Sonja Vermeulen (CCAFS)


by Sonja Vermeulen

Can agriculture contribute its share of emissions reductions without huge losses to the food security of poor people?  A step closer to a useful answer comes in Global climate policy impacts on livestock, land use, livelihoods, and food security, by Alla Golub, Benjamin Henderson, Thomas Hertel, Pierre Gerber, Steven Rose and Brent Sohngen.  Their approach provides an intriguing opportunity to investigate the interplay between climate change policies in forestry and those in agriculture. 
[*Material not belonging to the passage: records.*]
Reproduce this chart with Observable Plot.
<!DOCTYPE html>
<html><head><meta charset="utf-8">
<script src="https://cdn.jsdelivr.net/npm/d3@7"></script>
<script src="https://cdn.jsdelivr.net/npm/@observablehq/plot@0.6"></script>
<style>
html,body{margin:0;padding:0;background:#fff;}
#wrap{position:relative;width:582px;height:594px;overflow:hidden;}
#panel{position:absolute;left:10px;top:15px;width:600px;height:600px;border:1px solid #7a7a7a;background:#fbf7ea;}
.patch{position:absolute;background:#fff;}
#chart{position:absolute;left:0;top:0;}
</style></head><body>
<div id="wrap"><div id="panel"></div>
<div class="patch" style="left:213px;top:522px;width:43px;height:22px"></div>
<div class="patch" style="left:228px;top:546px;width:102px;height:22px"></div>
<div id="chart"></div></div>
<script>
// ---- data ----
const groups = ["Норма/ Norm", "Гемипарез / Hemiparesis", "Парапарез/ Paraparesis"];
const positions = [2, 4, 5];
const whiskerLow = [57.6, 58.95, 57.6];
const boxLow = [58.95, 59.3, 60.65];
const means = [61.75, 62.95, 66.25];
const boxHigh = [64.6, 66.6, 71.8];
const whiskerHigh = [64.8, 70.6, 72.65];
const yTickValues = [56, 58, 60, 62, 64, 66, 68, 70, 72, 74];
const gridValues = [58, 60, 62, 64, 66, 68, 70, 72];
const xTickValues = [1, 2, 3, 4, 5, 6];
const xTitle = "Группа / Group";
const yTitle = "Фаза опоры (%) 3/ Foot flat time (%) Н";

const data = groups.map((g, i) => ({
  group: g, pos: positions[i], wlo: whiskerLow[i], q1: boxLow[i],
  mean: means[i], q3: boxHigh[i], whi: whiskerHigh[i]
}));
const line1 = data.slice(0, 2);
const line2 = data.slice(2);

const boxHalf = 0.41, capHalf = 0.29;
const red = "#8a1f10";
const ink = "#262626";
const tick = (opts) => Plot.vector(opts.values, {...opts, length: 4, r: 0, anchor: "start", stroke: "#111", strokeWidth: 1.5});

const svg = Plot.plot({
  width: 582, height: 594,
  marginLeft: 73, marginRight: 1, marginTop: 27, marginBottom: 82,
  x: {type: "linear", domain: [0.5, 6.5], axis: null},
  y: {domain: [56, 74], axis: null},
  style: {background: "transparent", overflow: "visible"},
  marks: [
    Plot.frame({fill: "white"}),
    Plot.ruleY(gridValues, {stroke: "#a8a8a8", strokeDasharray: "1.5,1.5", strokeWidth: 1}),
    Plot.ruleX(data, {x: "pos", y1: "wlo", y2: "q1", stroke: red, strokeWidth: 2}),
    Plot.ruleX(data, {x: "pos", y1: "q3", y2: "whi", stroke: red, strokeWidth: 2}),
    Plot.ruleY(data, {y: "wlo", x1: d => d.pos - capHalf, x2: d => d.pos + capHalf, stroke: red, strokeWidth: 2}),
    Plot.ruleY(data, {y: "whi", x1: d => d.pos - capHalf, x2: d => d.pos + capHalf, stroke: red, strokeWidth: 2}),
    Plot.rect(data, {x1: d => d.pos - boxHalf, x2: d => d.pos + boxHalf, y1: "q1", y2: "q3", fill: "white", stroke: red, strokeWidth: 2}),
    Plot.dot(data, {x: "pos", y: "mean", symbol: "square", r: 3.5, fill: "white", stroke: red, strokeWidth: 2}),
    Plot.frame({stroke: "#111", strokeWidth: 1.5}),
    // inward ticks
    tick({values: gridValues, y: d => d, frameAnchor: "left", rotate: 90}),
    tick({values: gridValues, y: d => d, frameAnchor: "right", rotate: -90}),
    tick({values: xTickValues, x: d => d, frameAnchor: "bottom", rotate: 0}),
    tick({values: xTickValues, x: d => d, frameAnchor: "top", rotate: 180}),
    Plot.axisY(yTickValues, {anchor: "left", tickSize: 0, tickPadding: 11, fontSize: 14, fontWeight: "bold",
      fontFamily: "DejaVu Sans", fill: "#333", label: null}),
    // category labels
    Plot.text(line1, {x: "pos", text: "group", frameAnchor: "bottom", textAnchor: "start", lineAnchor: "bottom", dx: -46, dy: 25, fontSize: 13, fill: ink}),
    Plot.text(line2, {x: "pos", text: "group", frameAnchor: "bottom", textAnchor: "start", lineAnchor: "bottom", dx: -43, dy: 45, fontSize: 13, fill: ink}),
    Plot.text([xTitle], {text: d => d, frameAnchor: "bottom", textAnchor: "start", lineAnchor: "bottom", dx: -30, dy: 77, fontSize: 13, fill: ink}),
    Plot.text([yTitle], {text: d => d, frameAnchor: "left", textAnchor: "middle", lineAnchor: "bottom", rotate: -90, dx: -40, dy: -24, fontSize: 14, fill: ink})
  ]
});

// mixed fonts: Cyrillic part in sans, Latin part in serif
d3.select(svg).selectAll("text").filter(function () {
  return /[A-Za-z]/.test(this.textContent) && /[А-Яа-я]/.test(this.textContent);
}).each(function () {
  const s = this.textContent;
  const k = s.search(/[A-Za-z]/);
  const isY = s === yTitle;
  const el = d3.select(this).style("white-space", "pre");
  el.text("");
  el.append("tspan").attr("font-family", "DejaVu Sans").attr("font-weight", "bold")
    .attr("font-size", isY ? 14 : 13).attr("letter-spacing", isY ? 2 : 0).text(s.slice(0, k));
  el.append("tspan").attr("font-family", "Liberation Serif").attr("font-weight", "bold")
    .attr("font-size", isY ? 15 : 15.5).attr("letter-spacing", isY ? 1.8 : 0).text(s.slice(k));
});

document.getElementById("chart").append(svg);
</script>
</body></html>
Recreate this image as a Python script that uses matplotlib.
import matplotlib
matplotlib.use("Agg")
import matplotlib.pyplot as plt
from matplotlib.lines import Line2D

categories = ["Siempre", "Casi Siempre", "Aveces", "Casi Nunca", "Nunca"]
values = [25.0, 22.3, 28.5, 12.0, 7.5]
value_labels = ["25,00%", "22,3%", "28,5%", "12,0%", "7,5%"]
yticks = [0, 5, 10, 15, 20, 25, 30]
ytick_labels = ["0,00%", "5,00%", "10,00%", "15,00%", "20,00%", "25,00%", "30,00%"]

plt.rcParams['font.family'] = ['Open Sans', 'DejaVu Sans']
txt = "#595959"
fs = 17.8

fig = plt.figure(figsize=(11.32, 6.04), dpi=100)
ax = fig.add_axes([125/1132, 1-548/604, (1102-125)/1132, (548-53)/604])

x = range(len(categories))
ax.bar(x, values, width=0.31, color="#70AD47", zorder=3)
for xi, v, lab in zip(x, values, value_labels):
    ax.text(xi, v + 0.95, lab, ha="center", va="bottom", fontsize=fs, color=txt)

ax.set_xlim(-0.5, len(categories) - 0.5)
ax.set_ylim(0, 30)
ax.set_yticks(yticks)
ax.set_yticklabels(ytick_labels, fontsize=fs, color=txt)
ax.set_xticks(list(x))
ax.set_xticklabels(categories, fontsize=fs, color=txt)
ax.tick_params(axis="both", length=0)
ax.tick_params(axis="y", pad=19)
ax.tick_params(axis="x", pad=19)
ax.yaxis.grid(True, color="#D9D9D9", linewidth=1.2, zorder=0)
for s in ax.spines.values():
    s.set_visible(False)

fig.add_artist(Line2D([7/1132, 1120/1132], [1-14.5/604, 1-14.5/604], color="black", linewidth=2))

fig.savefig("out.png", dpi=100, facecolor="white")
The article investigates the possible outcomes of global policies for land-based mitigation.  Specifically, the authors test how international policies to incentivize forest carbon sequestration and to tax emissions might, separately or together, affect emissions and household food security.  Policies are modeled as payments to forest producers and taxes on emitters in all sectors, both at a rate of US$ 27 per tonne of CO2-equivalent – which is about triple the current price listed by the European Energy Exchange, but not unrealistic.

According to the model, land-based mitigation potential at this carbon price is impressive: six gigatonnes of CO2-equivalent per year, applying both forest incentives and emissions taxes.  That equals all direct emissions from agriculture as estimated in the last IPCC report. Only 20% of land-based mitigation comes directly from agriculture, the remainder from forestry; thus the main contribution of agriculture to mitigation is its impact on the price of land for conserving forests, peatlands, grasslands and wetlands.
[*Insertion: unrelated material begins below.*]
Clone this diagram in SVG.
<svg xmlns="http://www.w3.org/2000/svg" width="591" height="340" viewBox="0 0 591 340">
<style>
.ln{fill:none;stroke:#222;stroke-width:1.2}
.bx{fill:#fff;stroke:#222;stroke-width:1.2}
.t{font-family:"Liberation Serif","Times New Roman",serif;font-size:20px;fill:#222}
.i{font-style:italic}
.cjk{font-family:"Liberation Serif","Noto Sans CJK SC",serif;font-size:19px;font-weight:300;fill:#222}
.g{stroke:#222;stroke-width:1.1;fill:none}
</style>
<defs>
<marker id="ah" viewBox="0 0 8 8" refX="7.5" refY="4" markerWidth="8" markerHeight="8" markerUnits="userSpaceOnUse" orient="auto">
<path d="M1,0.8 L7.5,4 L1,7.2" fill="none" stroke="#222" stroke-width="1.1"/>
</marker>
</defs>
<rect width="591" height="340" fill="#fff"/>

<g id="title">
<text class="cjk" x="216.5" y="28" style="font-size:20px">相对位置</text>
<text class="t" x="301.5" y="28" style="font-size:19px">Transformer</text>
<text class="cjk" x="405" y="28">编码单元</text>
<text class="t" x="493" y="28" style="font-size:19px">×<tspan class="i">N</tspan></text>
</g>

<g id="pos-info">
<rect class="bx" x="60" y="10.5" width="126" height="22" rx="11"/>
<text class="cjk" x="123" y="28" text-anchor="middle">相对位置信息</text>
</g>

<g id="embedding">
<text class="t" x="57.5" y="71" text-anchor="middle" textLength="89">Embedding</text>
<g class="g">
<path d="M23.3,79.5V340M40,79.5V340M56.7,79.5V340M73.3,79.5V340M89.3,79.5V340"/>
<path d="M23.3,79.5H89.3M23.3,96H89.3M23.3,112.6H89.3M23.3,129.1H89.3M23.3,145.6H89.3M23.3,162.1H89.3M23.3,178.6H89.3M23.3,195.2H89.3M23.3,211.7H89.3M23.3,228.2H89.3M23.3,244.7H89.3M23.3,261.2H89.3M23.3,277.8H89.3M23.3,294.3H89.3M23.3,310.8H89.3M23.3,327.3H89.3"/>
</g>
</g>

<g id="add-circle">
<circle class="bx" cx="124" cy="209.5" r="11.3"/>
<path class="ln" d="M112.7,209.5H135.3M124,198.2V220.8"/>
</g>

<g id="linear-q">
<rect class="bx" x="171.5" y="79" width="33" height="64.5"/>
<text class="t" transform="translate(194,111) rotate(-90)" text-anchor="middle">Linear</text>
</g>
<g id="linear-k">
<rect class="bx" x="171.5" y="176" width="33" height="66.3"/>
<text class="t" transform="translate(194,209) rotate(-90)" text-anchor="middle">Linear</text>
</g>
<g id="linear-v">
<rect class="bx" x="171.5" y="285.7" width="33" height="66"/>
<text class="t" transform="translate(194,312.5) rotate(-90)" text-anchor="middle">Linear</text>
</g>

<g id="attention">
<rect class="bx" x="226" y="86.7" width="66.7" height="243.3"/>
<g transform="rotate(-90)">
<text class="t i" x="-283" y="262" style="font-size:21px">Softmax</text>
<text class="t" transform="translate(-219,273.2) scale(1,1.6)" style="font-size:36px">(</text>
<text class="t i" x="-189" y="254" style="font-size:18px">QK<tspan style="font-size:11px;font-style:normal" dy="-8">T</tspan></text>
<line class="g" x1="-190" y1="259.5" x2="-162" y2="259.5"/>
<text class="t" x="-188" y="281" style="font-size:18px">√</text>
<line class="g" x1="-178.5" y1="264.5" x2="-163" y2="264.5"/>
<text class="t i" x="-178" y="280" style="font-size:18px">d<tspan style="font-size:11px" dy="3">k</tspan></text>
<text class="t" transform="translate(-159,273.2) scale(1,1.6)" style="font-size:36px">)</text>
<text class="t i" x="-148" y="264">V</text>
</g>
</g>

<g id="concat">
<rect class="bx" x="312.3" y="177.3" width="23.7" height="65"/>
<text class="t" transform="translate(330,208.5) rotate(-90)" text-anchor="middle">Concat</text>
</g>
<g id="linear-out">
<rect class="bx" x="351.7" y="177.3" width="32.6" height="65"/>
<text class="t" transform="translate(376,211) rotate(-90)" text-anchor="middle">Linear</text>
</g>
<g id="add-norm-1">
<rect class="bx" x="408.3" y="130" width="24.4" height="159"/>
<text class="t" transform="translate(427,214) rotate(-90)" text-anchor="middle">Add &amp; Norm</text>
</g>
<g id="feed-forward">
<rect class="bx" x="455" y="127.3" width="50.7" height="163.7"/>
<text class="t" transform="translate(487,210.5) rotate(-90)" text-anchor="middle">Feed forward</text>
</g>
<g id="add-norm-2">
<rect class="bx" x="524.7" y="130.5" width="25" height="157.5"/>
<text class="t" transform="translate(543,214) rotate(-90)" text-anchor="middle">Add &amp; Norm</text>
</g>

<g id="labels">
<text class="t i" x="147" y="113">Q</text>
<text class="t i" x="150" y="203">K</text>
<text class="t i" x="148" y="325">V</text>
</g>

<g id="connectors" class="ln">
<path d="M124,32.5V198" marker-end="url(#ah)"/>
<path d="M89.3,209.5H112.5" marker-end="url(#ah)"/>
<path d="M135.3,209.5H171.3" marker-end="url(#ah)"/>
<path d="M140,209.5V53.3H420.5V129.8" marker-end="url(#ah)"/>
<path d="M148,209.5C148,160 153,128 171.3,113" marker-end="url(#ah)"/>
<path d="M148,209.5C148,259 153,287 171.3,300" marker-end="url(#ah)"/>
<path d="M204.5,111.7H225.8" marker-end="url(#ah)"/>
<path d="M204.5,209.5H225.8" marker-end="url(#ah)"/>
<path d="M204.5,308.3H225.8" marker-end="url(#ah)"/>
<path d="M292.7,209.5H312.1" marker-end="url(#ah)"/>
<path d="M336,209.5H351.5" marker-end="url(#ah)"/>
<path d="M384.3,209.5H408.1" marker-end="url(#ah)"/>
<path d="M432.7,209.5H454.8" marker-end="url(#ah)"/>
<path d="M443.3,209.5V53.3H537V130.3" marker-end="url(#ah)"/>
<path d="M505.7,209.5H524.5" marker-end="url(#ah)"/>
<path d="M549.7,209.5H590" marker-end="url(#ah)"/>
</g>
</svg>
The central message of Golub and co-authors’ analysis is that exempting non-Annex I countries from global incentives for mitigation does not make sense in achieving land-based mitigation at the global scale.  So far as trade barriers allow, agricultural production simply shifts from Annex-I to non-Annex I countries.  The resulting “leakage” of agricultural emissions amounts to 55%, including both direct emissions from farming and indirect emissions from expansion of agricultural land.  Truly global forest carbon sequestration incentives, in which no country is exempt, appear highly effective at stemming this leak. 
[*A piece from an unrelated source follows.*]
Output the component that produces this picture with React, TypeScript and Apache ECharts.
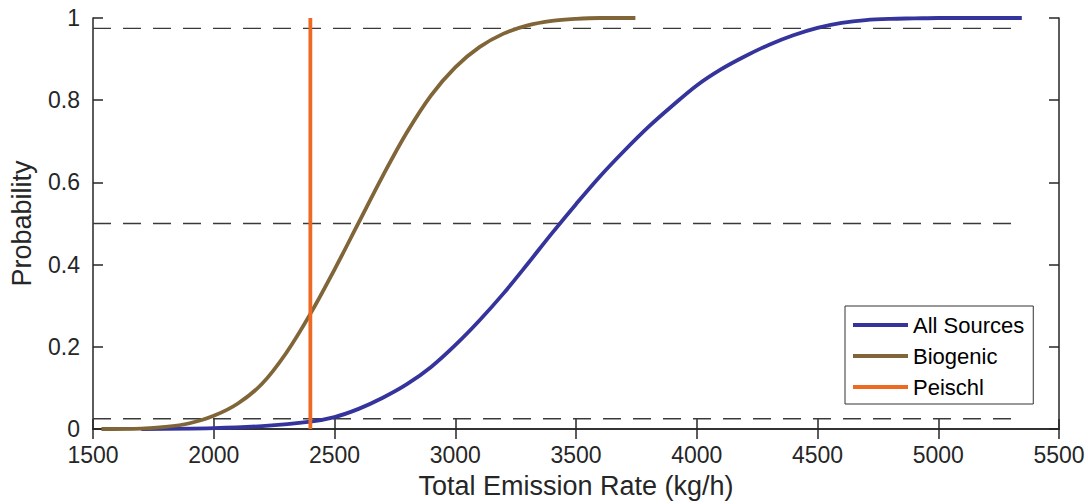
import React, { useEffect, useRef } from "react";
import * as echarts from "echarts";

const xTicks = [1500, 2000, 2500, 3000, 3500, 4000, 4500, 5000, 5500];
const yTicks = [0, 0.2, 0.4, 0.6, 0.8, 1];

const allX = [1700, 2000, 2200, 2400, 2500, 2600, 2700, 2800, 2900, 3000, 3100, 3200, 3300, 3400, 3500, 3600, 3700, 3800, 3900, 4000, 4100, 4200, 4300, 4400, 4500, 4600, 4700, 4800, 4900, 5000, 5346];
const allY = [0, 0.002, 0.007, 0.018, 0.029, 0.049, 0.076, 0.109, 0.151, 0.204, 0.264, 0.33, 0.402, 0.476, 0.547, 0.615, 0.677, 0.735, 0.787, 0.836, 0.875, 0.907, 0.935, 0.958, 0.976, 0.988, 0.995, 0.998, 0.999, 1.0, 1.0];

const bioX = [1535, 1700, 1800, 1900, 2000, 2100, 2200, 2300, 2400, 2500, 2600, 2700, 2800, 2900, 3000, 3100, 3200, 3300, 3400, 3500, 3600, 3746];
const bioY = [0, 0.001, 0.005, 0.014, 0.032, 0.062, 0.11, 0.185, 0.28, 0.388, 0.502, 0.616, 0.722, 0.812, 0.88, 0.929, 0.962, 0.982, 0.993, 0.998, 1.0, 1.0];

const peischlX = [2400, 2400];
const peischlY = [0, 1];

const refLevels = [0.025, 0.5, 0.975];
const refRange = [1500, 5346];

const names = ["All Sources", "Biogenic", "Peischl"];
const colors = ["#34349c", "#806538", "#ee6a22"];

const FONT = "'Liberation Sans', Arial, Helvetica, sans-serif";
const TXT = "#262626";

function zip(xs: number[], ys: number[]) {
  return xs.map((x, i) => [x, ys[i]]);
}

export default function App() {
  const ref = useRef<HTMLDivElement>(null);
  useEffect(() => {
    if (!ref.current) return;
    const chart = echarts.init(ref.current, null, { renderer: "svg" });
    const axisCommon = {
      axisLine: { show: true, lineStyle: { color: TXT, width: 1.5 } },
      axisTick: { show: true, inside: true, length: 10, lineStyle: { color: TXT, width: 1.5 } },
      splitLine: { show: false },
    };
    const refSeries = refLevels.map((lv, i) => ({
      name: "ref" + i,
      type: "line",
      xAxisIndex: 0,
      yAxisIndex: 0,
      data: refRange.map((x) => [x, lv]),
      symbol: "none",
      silent: true,
      lineStyle: { color: "#3a3a3a", width: 1.3, type: [18, 12] },
      z: 1,
    }));
    chart.setOption({
      animation: false,
      backgroundColor: "#ffffff",
      textStyle: { fontFamily: FONT },
      grid: { left: 92, right: 29, top: 18, bottom: 73, containLabel: false },
      legend: {
        data: names,
        orient: "vertical",
        left: 845,
        top: 306,
        icon: "rect",
        itemWidth: 55,
        itemHeight: 4,
        itemGap: 9,
        padding: [8, 9, 6, 8],
        borderColor: "#333333",
        borderWidth: 1,
        backgroundColor: "#ffffff",
        textStyle: { fontSize: 22, color: "#000000", fontFamily: FONT, lineHeight: 22 },
        selectedMode: false,
      },
      xAxis: [
        {
          type: "value",
          min: xTicks[0],
          max: xTicks[xTicks.length - 1],
          interval: 500,
          position: "bottom",
          name: "Total Emission Rate (kg/h)",
          nameLocation: "middle",
          nameGap: 43,
          nameTextStyle: { fontSize: 27, color: TXT, fontFamily: FONT },
          axisLabel: { fontSize: 23, color: TXT, margin: 14, fontFamily: FONT, formatter: (v: number) => String(v) },
          ...axisCommon,
        },
        {
          type: "value",
          min: xTicks[0],
          max: xTicks[xTicks.length - 1],
          interval: 500,
          position: "top",
          axisLabel: { show: false },
          ...axisCommon,
        },
      ],
      yAxis: [
        {
          type: "value",
          min: yTicks[0],
          max: yTicks[yTicks.length - 1],
          interval: 0.2,
          position: "left",
          name: "Probability",
          nameLocation: "middle",
          nameGap: 58,
          nameTextStyle: { fontSize: 27, color: TXT, fontFamily: FONT },
          axisLabel: { fontSize: 23, color: TXT, margin: 13, fontFamily: FONT, formatter: (v: number) => String(v) },
          ...axisCommon,
        },
        {
          type: "value",
          min: yTicks[0],
          max: yTicks[yTicks.length - 1],
          interval: 0.2,
          position: "right",
          axisLabel: { show: false },
          ...axisCommon,
        },
      ],
      series: [
        ...refSeries,
        {
          name: names[0],
          type: "line",
          data: zip(allX, allY),
          symbol: "none",
          smooth: 0.35,
          clip: false,
          lineStyle: { color: colors[0], width: 3.8 },
          itemStyle: { color: colors[0] },
          z: 3,
        },
        {
          name: names[1],
          type: "line",
          data: zip(bioX, bioY),
          symbol: "none",
          smooth: 0.35,
          clip: false,
          lineStyle: { color: colors[1], width: 3.8 },
          itemStyle: { color: colors[1] },
          z: 4,
        },
        {
          name: names[2],
          type: "line",
          data: zip(peischlX, peischlY),
          symbol: "none",
          clip: false,
          lineStyle: { color: colors[2], width: 3.8 },
          itemStyle: { color: colors[2] },
          z: 5,
        },
      ],
    });
    return () => chart.dispose();
  }, []);
  return (
    <div
      ref={ref}
      style={{ position: "fixed", left: 0, top: 0, width: 1088, height: 504, background: "#fff" }}
    />
  );
}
Moreover, food security outcomes do not appear to be in conflict with a global mechanism.  The authors’ general finding is that if forest sequestration incentives are implemented globally, landless farmworkers and urban households in non-Annex 1 countries experience mixed outcomes, at worst a 2.2% decline in household food consumption in South America, and at best a 1.8% rise in income in Southeast Asia.  Refunding emissions taxes in non-Annex I countries minimizes negative impacts.  Owners of farmland and farm assets improve both incomes and food consumption, by more than 10% in India and Sub-Saharan Africa, and over 30% in South America.  The caveat is that poor people receive lower benefits, as they make up a large share of farm labour but a small share of farm ownership. 

Tax refunds and incentives at global market rates sound expensive.  Sure enough, the cost of global forest sequestration incentives is calculated as USD 100 billion per year.  That is precisely how much Annex II countries have pledged to provide per year by 2020 for the entire Green Climate Fund.